My mother’s first job was with Sears and Roebuck. She worked in the catalog department in the huge warehouse and store that used to stand just east of Kansas City’s downtown. Her favorite tale of those times is handling a return of some chickens that had died in transit. Sears doesn’t issue a catalog anymore. They don’t sell chickens or much of anything these days.
But there was a time when they were the big roosters in the retail barnyard. The slogan, “Solid as Sears,” was not a punchline in those days. Fifty years ago they were the biggest retailer in the world. Today, much diminished even after merging with another former giant, K-Mart, they’ve sold off most of their brand assets like Craftsman and Kenmore, and seem to be circling the drain. The question is when, not if, they will eventually collapse completely.
Since we don’t have kings these days, we can maybe apply Solomon’s ideas to companies–or maybe to ourselves.
Better is a poor but wise youth than an old but foolish king who no longer pays attention to warnings. For he came from prison to be king, even though he was born poor in his kingdom.Ecclesiastes 4:13-14
It’s interesting to me that this text introduces three variables. He might have said it’s better to be poor and young than rich and old. Instead, he throws in that wisdom variable. Is it better to be a wise old king than a poor wise youth? I’m not sure, but clearly your wealth and position won’t help you if you are a fool.

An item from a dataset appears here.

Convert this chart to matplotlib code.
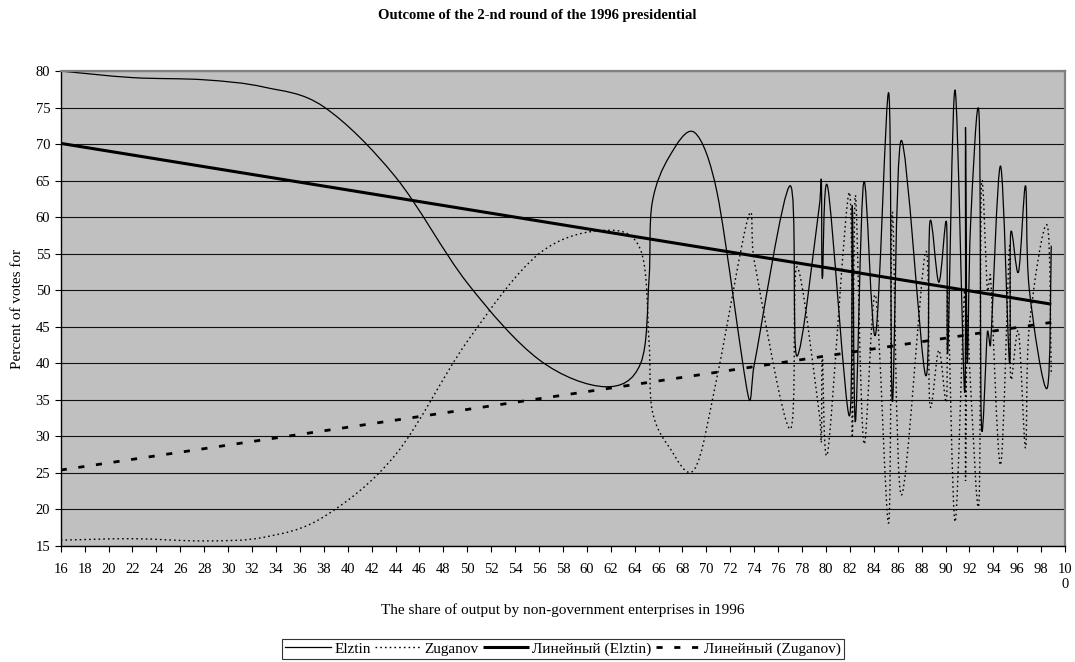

Is it better to be young than old, all other things being equal? I think I’d opt for that, although I’m not sure Solomon would agree. Is it better to be rich than poor? We needn’t dignify that question with an answer. Clearly it is better to be wise than foolish. It’s the combination of these things that makes this passage a little tricky.
No Fool Like an Old Fool
Sears seems to have behaved foolishly, or maybe they’re just going the way that companies go after a 125 years. And what about people? Is it natural for people to become foolish, utterly stuck in their ways and resting on whatever success and position they have accrued over their lives? It certainly seems common, but there’s no reason to believe it to be natural.
From an early age, we are urged to do the right things. Stay in school. Work hard. Don’t do drugs. Save for retirement. Maintain a financial reserve. Floss. We’re admonished that if we do all of these things, then we will enjoy success. By and large, that advice is solid.
What a shame then that people follow that advice, attain a position of influence and respect, accumulate sufficient financial status to not worry, and then cease to listen to anyone around them. Such people wind up losing their influence and believing that their assets will render them important. If it doesn’t work for a king, it won’t work for mere commoners.
Getting in Tune
Most people who read this are not millennials. You’re mostly O4Cs (Over 40 Christians), and many of you have done a lot of the things that were impressed upon you over the years. Perhaps you have a secure job, good benefits, money in the bank, and all your own teeth. Congratulations.
Now that you have arrived or can at least see the destination to which you’re en route, don’t stop listening to wise counsel, especially the counsel of God. Solomon urges us to be wise, suggesting that whatever we have gained over the years, even to a crown, will likely be squandered if we’re not heeding warnings any longer.
Today, Sears stock is selling for $.29 a share. In 2005 if was over $50. Be glad if that wasn’t in your 401K.